Aug 24, 2007|
Banks: Impact of equity issuances
It has been pouring in this fiscal and will continue for some time! We are referring to the downpour of issuances in the equity markets. Besides the flurry of IPOs in the primary issuances, markets will be witness to secondary issuances including ADRs, GDRs and QIPs (qualified institutional placements).
While so far the non-banking companies have satiated their inorganic growth appetite by raising ECBs and FCCBs in the overseas markets, financial entities being partially handicapped in terms of foreign debt raising, have lined up their equity issues. Banking entities and financial institutions have already been the frontrunners in terms of secondary equity issues so far and there are a couple of more to come. The total amount of the issuances is estimated Rs 396 bn (US$ 9.7 bn) of new equity and these offerings would dilute their equity capital at end of FY07 by 7% to 26%.
Equity issuances in FY08E
Sustenance and growth of market share: There is no precedent for such large issuances. The aggregate issue of new equity by these banking entities, over the preceding decade, is estimated to be less than Rs 180 bn. However, Indian banks that have been more active in issuing additional equity have, naturally, been more successful in expanding their market share. In the past five years, ICICI Bank, HDFC Bank and Axis Bank (erstwhile UTI Bank) have added a combined 4% to their market share of non-food credit, raising it to 15.1%. They also raised Rs 137 bn of fresh equity, leading to dilution of 13% to 47% in their equity books, over the last five years.
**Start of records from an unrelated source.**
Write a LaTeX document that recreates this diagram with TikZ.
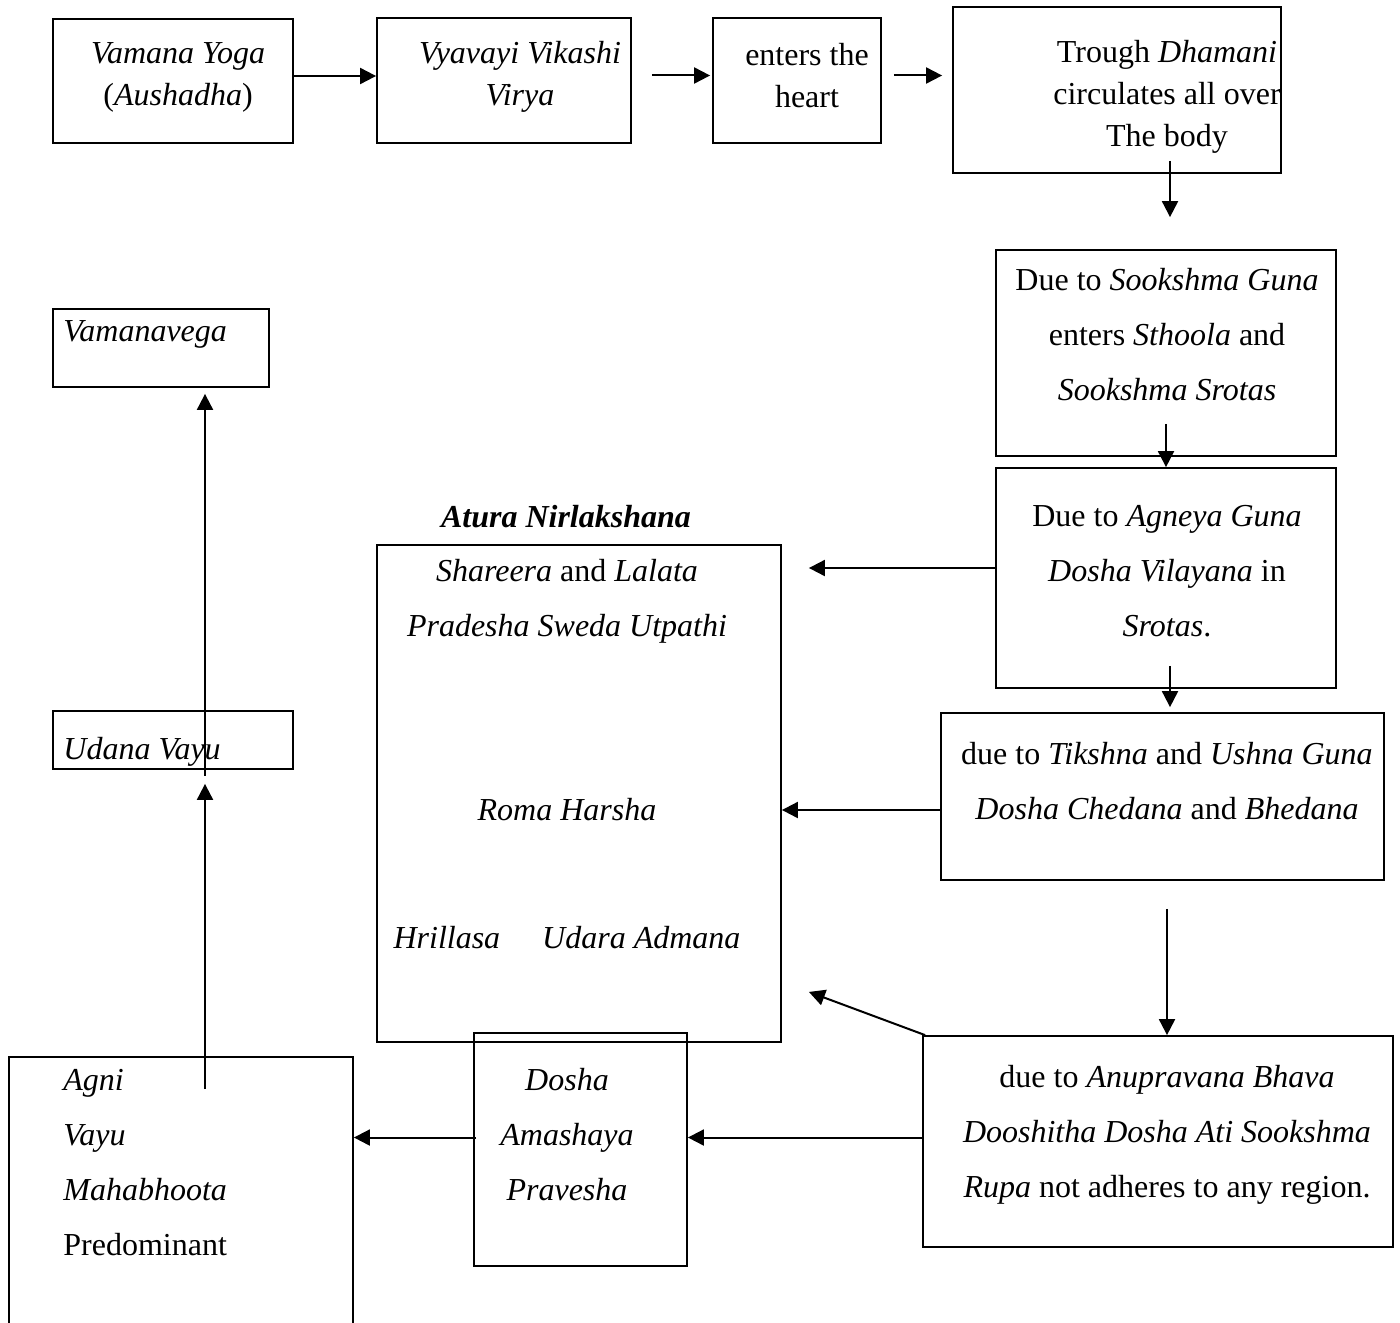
\documentclass[tikz,border=0pt]{standalone}
\usepackage{fontspec}
\setmainfont{Liberation Serif}
\usetikzlibrary{arrows.meta,fit}
\begin{document}
\begin{tikzpicture}[x=0.5pt,y=-0.5pt,
    box/.style={draw,line width=0.9pt,inner sep=0pt},
    txt/.style={align=center,inner sep=0pt,font=\fontsize{16}{27.5}\selectfont},
    toptxt/.style={txt,font=\fontsize{16}{21}\selectfont},
    arr/.style={line width=1pt,-{Triangle[length=8pt,width=8pt]}}]
  \clip (0,0) rectangle (1400,1322);
  % top row
  \node[box,fit={(53,19) (293,143)}] (yoga) {};
  \node[box,fit={(377,18) (631,143)}] (vyav) {};
  \node[box,fit={(713,18) (881,143)}] (heart) {};
  \node[box,fit={(953,7) (1281,173)}] (dham) {};
  \node[toptxt] (yogaT) at (178,77) {\textit{Vamana Yoga}\\(\textit{Aushadha})};
  \node[toptxt] (vyavT) at (520,77) {\textit{Vyavayi Vikashi}\\\textit{Virya}};
  \node[toptxt] (heartT) at (807,76) {enters the\\heart};
  \node[toptxt] (dhamT) at (1167,97) {Trough \textit{Dhamani}\\circulates all over\\The body};
  % right column
  \node[box,fit={(996,250) (1336,456)}] (sook) {};
  \node[box,fit={(996,468) (1336,688)}] (agn) {};
  \node[box,fit={(941,713) (1384,880)}] (tik) {};
  \node[box,fit={(923,1036) (1393,1247)}] (anu) {};
  \node[txt] (sookT) at (1167,335) {Due to \textit{Sookshma Guna}\\enters \textit{Sthoola} and\\\textit{Sookshma Srotas}};
  \node[txt] (agnT) at (1167,571) {Due to \textit{Agneya Guna}\\\textit{Dosha Vilayana} in\\\textit{Srotas}.};
  \node[txt] (tikT) at (1167,781) {due to \textit{Tikshna} and \textit{Ushna Guna}\\\textit{Dosha Chedana} and \textit{Bhedana}};
  \node[txt] (anuT) at (1167,1135) {due to \textit{Anupravana Bhava}\\\textit{Dooshitha Dosha Ati Sookshma}\\\textit{Rupa} not adheres to any region.};
  % middle
  \node[box,fit={(377,545) (781,1042)}] (atura) {};
  \node[box,fit={(474,1033) (687,1266)}] (dosha) {};
  \node[txt,font=\fontsize{16}{27.5}\selectfont\bfseries\itshape] (aturaT) at (566,517) {Atura Nirlakshana};
  \node[txt] (swedaT) at (567,601) {\textit{Shareera} and \textit{Lalata}\\\textit{Pradesha Sweda Utpathi}};
  \node[txt] (romaT) at (567,810) {\textit{Roma Harsha}};
  \node[txt] (hriT) at (567,938) {\textit{Hrillasa}\hspace{21pt}\textit{Udara Admana}};
  \node[txt] (doshaT) at (567,1135) {\textit{Dosha}\\\textit{Amashaya}\\\textit{Pravesha}};
  % left column
  \node[box,fit={(53,309) (269,387)}] (vega) {};
  \node[box,fit={(53,711) (293,769)}] (udana) {};
  \node[box,fit={(9,1057) (353,1340)}] (agni) {};
  \node[txt,anchor=west] (vegaT) at (63,334) {\textit{Vamanavega}};
  \node[txt,anchor=west] (udanaT) at (63,752) {\textit{Udana Vayu}};
  \node[txt,anchor=west,align=left] (agniT) at (63,1163) {\textit{Agni}\\\textit{Vayu}\\\textit{Mahabhoota}\\Predominant};
  % arrows
  \draw[arr] ([yshift=2.5pt]yoga.east) -- ([yshift=2.5pt]yoga.east -| vyav.west);
  \draw[arr] ([xshift=10pt,yshift=2.5pt]vyav.east) -- ([xshift=-1pt,yshift=2.5pt]vyav.east -| heart.west);
  \draw[arr] ([xshift=6pt,yshift=2.5pt]heart.east) -- ([xshift=-5pt,yshift=2.5pt]heart.east -| dham.west);
  \draw[arr] ([xshift=2pt,yshift=6.5pt]dham.south -| sook.north) -- ([xshift=2pt,yshift=16pt]sook.north);
  \draw[arr] ([yshift=16.5pt]sook.south) -- (agn.north);
  \draw[arr] ([xshift=2pt,yshift=11.5pt]agn.south) -- ([xshift=2pt,yshift=2.5pt]agn.south |- tik.north);
  \draw[arr] ([xshift=2.25pt,yshift=-14pt]tik.south) -- ([xshift=2.25pt]tik.south |- anu.north);
  \draw[arr] ([yshift=5pt]agn.west) -- ([xshift=13.5pt,yshift=5pt]agn.west -| atura.east);
  \draw[arr] ([yshift=-6.75pt]tik.west) -- ([yshift=-6.75pt]tik.west -| atura.east);
  \draw[arr] ([xshift=1.5pt]anu.north west) -- ([xshift=13.5pt,yshift=25.5pt]atura.south east);
  \draw[arr] ([yshift=2pt]anu.west) -- ([yshift=2pt]anu.west -| dosha.east);
  \draw[arr] ([xshift=1.5pt,yshift=2pt]anu.west -| dosha.west) -- ([yshift=2pt]anu.west -| agni.east);
  \draw[arr] ([xshift=16pt,yshift=-16.5pt]udana.south |- agni.north) -- ([xshift=16pt,yshift=-7pt]udana.south);
  \draw[arr] ([xshift=16pt,yshift=-3pt]udana.south) -- ([xshift=22pt,yshift=-3pt]vega.south);
\end{tikzpicture}
\end{document}
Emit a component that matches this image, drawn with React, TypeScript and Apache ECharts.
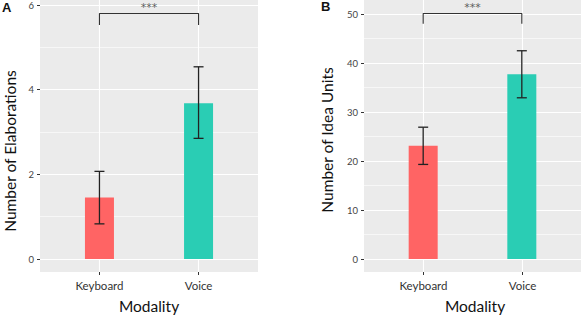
import React, { useEffect, useRef } from "react";
import * as echarts from "echarts";

// ---- data ----
const categories = ["Keyboard", "Voice"];
const barColors = ["#FF6464", "#2ACDB4"];

const elabMean = [1.45, 3.68];
const elabLow = [0.83, 2.85];
const elabHigh = [2.07, 4.54];
const elabTicks = { min: 0, max: 6, interval: 2 };
const elabBracket = { top: 5.8, tip: 5.53, star: 5.95 };

const ideaMean = [23.1, 37.7];
const ideaLow = [19.3, 32.9];
const ideaHigh = [26.9, 42.5];
const ideaTicks = { min: 0, max: 50, interval: 10 };
const ideaBracket = { top: 50.1, tip: 48.0, star: 51.4 };

const FONT = "Lato";

type Panel = {
  left: number;
  plotTop: number; // pixel y of axis max
  mean: number[];
  low: number[];
  high: number[];
  ticks: { min: number; max: number; interval: number };
  bracket: { top: number; tip: number; star: number };
};

function buildPanel(p: Panel, gi: number) {
  const panelW = 218;
  const panelTop = 0;
  const panelH = 272;
  const zeroY = 259;
  const unit = panelW / 2.2;
  const grids = [
    { left: p.left, top: panelTop, width: panelW, height: panelH, show: true, backgroundColor: "#EBEBEB", borderWidth: 0 },
    { left: p.left, top: p.plotTop, width: panelW, height: zeroY - p.plotTop },
    { left: p.left + 0.6 * unit, top: panelTop, width: unit, height: panelH },
  ];
  const xAxes = [
    { gridIndex: gi, type: "value", show: false, min: 0, max: 1 },
    { gridIndex: gi + 1, type: "value", show: false, min: 0.4, max: 2.6 },
    {
      gridIndex: gi + 2,
      type: "value",
      min: 1,
      max: 2,
      interval: 1,
      axisLine: { show: false },
      axisTick: { show: true, length: 3, lineStyle: { color: "#333", width: 1 } },
      axisLabel: {
        margin: 7,
        fontSize: 11.5,
        color: "#333",
        fontFamily: FONT,
        formatter: (v: number) => categories[Math.round(v) - 1] ?? "",
      },
      splitLine: { show: true, lineStyle: { color: "#FFFFFF", width: 1.1 } },
    },
  ];
  const yAxes = [
    { gridIndex: gi, type: "value", show: false, min: 0, max: 1 },
    {
      gridIndex: gi + 1,
      type: "value",
      min: p.ticks.min,
      max: p.ticks.max,
      interval: p.ticks.interval,
      axisLine: { show: false },
      axisTick: { show: true, length: 3, lineStyle: { color: "#333", width: 1 } },
      axisLabel: { margin: 6, fontSize: 9.5, color: "#444", fontFamily: FONT },
      splitLine: { show: true, lineStyle: { color: "#FFFFFF", width: 1.1 } },
      minorTick: { show: false, splitNumber: 2 },
      minorSplitLine: { show: true, lineStyle: { color: "#FFFFFF", width: 0.6 } },
    },
    { gridIndex: gi + 2, type: "value", show: false, min: 0, max: 1 },
  ];
  const xi = gi + 1;
  const series = [
    {
      type: "bar",
      xAxisIndex: xi,
      yAxisIndex: xi,
      barWidth: 29,
      z: 2,
      data: categories.map((c, i) => ({
        name: c,
        value: [i + 1, p.mean[i]],
        itemStyle: { color: barColors[i] },
      })),
    },
    {
      type: "custom",
      xAxisIndex: xi,
      yAxisIndex: xi,
      z: 4,
      data: categories.map((c, i) => [i + 1, p.low[i], p.high[i]]),
      renderItem: (params: any, api: any) => {
        const x = api.value(0);
        const lo = api.coord([x, api.value(1)]);
        const hi = api.coord([x, api.value(2)]);
        const half = 5;
        const style = { stroke: "#222", lineWidth: 1.3 };
        return {
          type: "group",
          children: [
            { type: "line", shape: { x1: lo[0], y1: lo[1], x2: hi[0], y2: hi[1] }, style },
            { type: "line", shape: { x1: hi[0] - half, y1: hi[1], x2: hi[0] + half, y2: hi[1] }, style },
            { type: "line", shape: { x1: lo[0] - half, y1: lo[1], x2: lo[0] + half, y2: lo[1] }, style },
          ],
        };
      },
    },
    {
      type: "line",
      xAxisIndex: xi,
      yAxisIndex: xi,
      z: 4,
      clip: false,
      symbol: "none",
      lineStyle: { color: "#333", width: 1.1 },
      data: [
        [1, p.bracket.tip],
        [1, p.bracket.top],
        [2, p.bracket.top],
        [2, p.bracket.tip],
      ],
    },
    {
      type: "scatter",
      xAxisIndex: xi,
      yAxisIndex: xi,
      z: 4,
      clip: false,
      symbolSize: 1,
      itemStyle: { color: "rgba(0,0,0,0)" },
      label: {
        show: true,
        position: "inside",
        formatter: "***",
        fontSize: 11,
        lineHeight: 11,
        color: "#333",
        fontFamily: "DejaVu Sans",
      },
      data: [[1.5, p.bracket.star]],
    },
  ];
  return { grids, xAxes, yAxes, series };
}

export default function App() {
  const ref = useRef<HTMLDivElement>(null);
  useEffect(() => {
    if (!ref.current) return;
    const chart = echarts.init(ref.current, undefined, { renderer: "svg" });
    const a = buildPanel(
      { left: 40, plotTop: 5, mean: elabMean, low: elabLow, high: elabHigh, ticks: elabTicks, bracket: elabBracket },
      0
    );
    const b = buildPanel(
      { left: 364, plotTop: 14, mean: ideaMean, low: ideaLow, high: ideaHigh, ticks: ideaTicks, bracket: ideaBracket },
      3
    );
    const titleStyle = { fontSize: 15.5, fill: "#111", fontFamily: FONT };
    chart.setOption({
      animation: false,
      backgroundColor: "#FFFFFF",
      textStyle: { fontFamily: FONT },
      grid: [...a.grids, ...b.grids],
      xAxis: [...a.xAxes, ...b.xAxes],
      yAxis: [...a.yAxes, ...b.yAxes],
      series: [...a.series, ...b.series],
      graphic: [
        { type: "text", left: 2, top: 1, style: { text: "A", fontSize: 13, fontWeight: "bold", fill: "#111", fontFamily: "Liberation Sans" } },
        { type: "text", left: 321, top: 0, style: { text: "B", fontSize: 13, fontWeight: "bold", fill: "#111", fontFamily: "Liberation Sans" } },
        {
          type: "text",
          x: 10,
          y: 151,
          rotation: Math.PI / 2,
          style: { ...titleStyle, text: "Number of Elaborations", textAlign: "center", textVerticalAlign: "middle" },
        },
        {
          type: "text",
          x: 327,
          y: 140,
          rotation: Math.PI / 2,
          style: { ...titleStyle, text: "Number of Idea Units", textAlign: "center", textVerticalAlign: "middle" },
        },
        {
          type: "text",
          x: 149,
          y: 306,
          style: { ...titleStyle, text: "Modality", textAlign: "center", textVerticalAlign: "middle" },
        },
        {
          type: "text",
          x: 475,
          y: 306,
          style: { ...titleStyle, text: "Modality", textAlign: "center", textVerticalAlign: "middle" },
        },
      ],
    });
    return () => chart.dispose();
  }, []);
  return (
    <div
      ref={ref}
      style={{ position: "fixed", left: 0, top: 0, width: 581, height: 316 }}
    />
  );
}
The growth history created by the said banks in the last two fiscals is also unprecedented and will be a challenge to sustain across interest rate cycles. Besides their own growth, financial conglomerates like HDFC, SBI and ICICI Bank also need capital to fund the growth of their subsidiaries before separating them to unlock value. In fact, a large part of the funds raised in the equity issuances this fiscal will be routed to subsidiaries.
Regulatory compliances: Banks have estimated the application of Basel-II norms by FY09 to have an impact of 1% to 1.5% on the capital adequacy ratios (CAR). None of the banks have reported sufficient details of the credit profile of their assets to enable accurate assessment of the impact. It is also possible that some banks may enjoy a release of capital arising from a superior credit quality. FY07 results of Indian banks under our coverage indicate that most have total CAR of at least 11%. However, banks that are short of capital or carry the risk of lowering their Tier-I CAR below 6% (statutory requirement) due to higher risk weightage, are de-risking themselves by accumulating additional capital to meet the exigencies.
Capital Adequacy Ratio in FY07
The classical explanation for a decline in return on equity (ROE) would be the lag between the inflow of new equity and the time when it is fully geared. In the interim, the bank may be relatively under leveraged, which could depress the ROE temporarily. The 11-year trend in ROE of HDFC Bank depicts such peaks and troughs. The long-term trend of decline may be explained by a secular decline in profitability. We believe the strongest influence on this trend is the sustained competition that tends to drive down all elements of revenue.
Banks that are expanding market share do not seem to be spared from the broader trend of declining asset profitability. There are two opposing forces that act on the return on asset (ROA) of a bank that is expanding market share by leveraging new equity. An aggressive chase of new business could depress margins and the ROA. Substitution of high-cost deposits by equity could, in the near term, shall improve margins.
Whether valuations justify?
The equity issuance would definitely poise the banking stocks attractively on the price to book value parameter due to addition to their net worth. Having said that, this should not be the sole guidance of their future prospects. There has been considerable convergence between the operations of the state-owned banks and new private sector banks on four important dimensions - loan growth, cost of intermediation, asset quality and profitability.
A logical approach to estimation of fair values would therefore need to be based on most of these parameters. Also, sustenance of higher margins (NIMs), higher profitability (with fee income support) and retention of market share in fund as well as non-fund based income streams are imperative factors that should guide investors' evaluation of banking sector stocks.